Sarah’s Recipe Book

Scott’s Chicken Fajitas




total time



  • 2 Tbsp lime or lemon juice &

  • 2 Tbsp canola oil

  • 1-1/4 tsp Adobo spice

  • 1-1/4 tsp Salt

  • 1-1/4 tsp Oregano

  • 1-1/4 tsp Cumin

  • 1 tsp Garlic power

  • 1/2 tsp Cayenne pepper

  • Optional 1/4 teaspoon red pepper flakes


  • 2 small yellow onions (or one large) ($0.57)

  • 3 bell peppers, any color ($3.69)

  • 1 lb. chicken breast ($6.24)

  • 2 Tbsp cooking oil ($0.08)

  • 1 lime ($0.30)

  • 8 6-inch tortillas ($1.28)

  • 1/2 cup sour cream (optional) ($0.90)

  • 1/4 bunch cilantro (optional) ($0.22)


To make in oven:

1. Preheat the oven to 400ºF. Mix all of the spices for the fajita seasoning in a small bowl and set aside (chili powder, paprika, onion powder, garlic powder, cumin, cayenne pepper, sugar, and salt).

2. Cut the onion and bell peppers into 1/4-inch wide strips. Slice the chicken breast into thin strips. Add the chicken and vegetables to a large baking sheet or casserole dish.

3. Drizzle the cooking oil over the chicken and vegetables, then sprinkle the fajita seasoning mix over top. Use your hands to toss the ingredients until everything is well coated in oil and seasoning.
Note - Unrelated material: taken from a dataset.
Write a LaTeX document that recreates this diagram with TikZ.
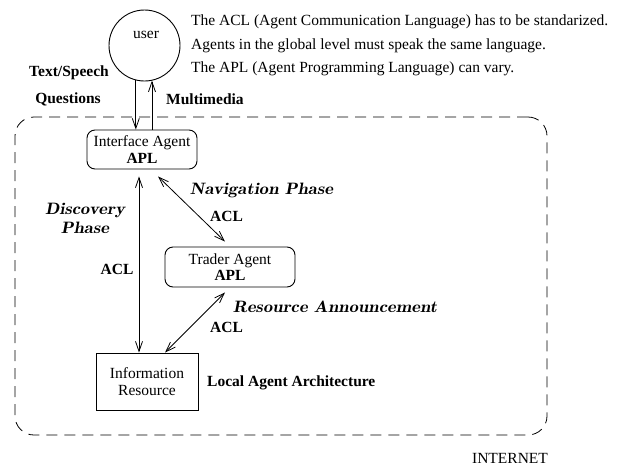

Spread the chicken and vegetables out over the baking sheet evenly.

4. Bake the chicken and vegetables in the preheated oven for 35-40 minutes, stirring once halfway through. Squeeze the juice from half of the lime over top of the meat and vegetables after they come out of the oven.

5. To serve, scoop a small amount of meat and vegetables into the center of each tortilla. Top with a few sprigs of cilantro, a dollop of sour cream, and an extra squeeze of lime if desired.